In 2025, Banu recorded a same-store sales growth rate of 4.8%, and the table turnover rate increased from about 3.2 times/day last year to 3.6 times/day. At a time when the industry is generally facing price wars and intensified competition for foot traffic, the positive growth in these two indicators shows it has maintained strong brand stickiness among its target customer base.
It should be pointed out that for full-service hotpot restaurants focusing on high-quality experience and high per customer spend, a table turnover rate of 3.6 times/day is close to the critical point balancing experience and efficiency, and within a healthy range. Compared to mass-market fast-food restaurants that pursue extreme turnover, high-end dining with excessive turnover often means sacrificing the dining experience for customers.
Therefore, a turnover rate of 3.6 times may already be close to the optimal single-store model critical point under this brand positioning. Looking ahead, if Banu wants to continue to raise single-store revenue, rather than further squeezing turnover rate, it is more practical to increase per customer spend through new product launches or increase seating rates during non-peak hours.

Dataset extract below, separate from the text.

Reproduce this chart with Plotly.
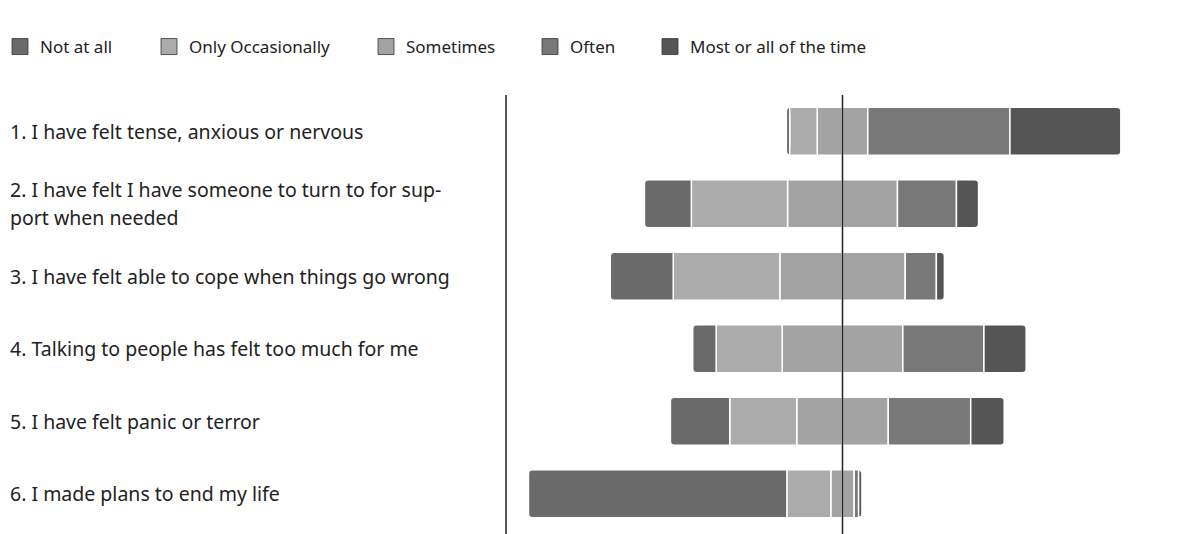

In addition to endogenous growth, external expansion is currently the most direct driving force for Banu's revenue scale. The prospectus reveals that the number of new stores opened by the brand in 2023, 2024, and 2025 were 25, 35, and 44 respectively, showing a clear annual increase.
The opening of 44 new stores in 2025 is not only Banu's peak expansion in recent years, but also tests the company's cash flow and talent reserves. Generally, large-scale expansion under the direct operation model brings huge capital expenditures, and new stores often have ramp-up periods of several months, initially dragging down overall profit margins.
Nevertheless, Banu maintained a same-store growth of 4.8% and profit growth of 88.7% in the same year as its record store openings, indicating that most new stores in 2025 were accurately located, ramp-up periods were extremely short, or the profitability of existing stores was strong enough to largely offset the impact of new stores.
At the same time, the accelerated pace of expansion also brings medium- and long-term concerns. As core locations in first- and second-tier cities gradually saturate, maintaining the current scale of expansion may require penetrating into lower-tier cities or peripheral commercial districts. Can the high per customer spend model remain sustainable in these markets? Will store densification dilute traffic in existing stores? These are cyclical challenges that all chain restaurant brands entering maturity must overcome.
Overall, the updated prospectus shows Banu as a fundamentally solid, rising direct-operated restaurant candidate. Yet, in the current Hong Kong stock market where valuations for consumer assets are becoming rational, investors will examine its risk resilience more rigorously. Banu needs to prove to the capital market that its "high per customer spend + stable turnover + accelerated expansion" growth flywheel can remain unaltered throughout longer macroeconomic cycles.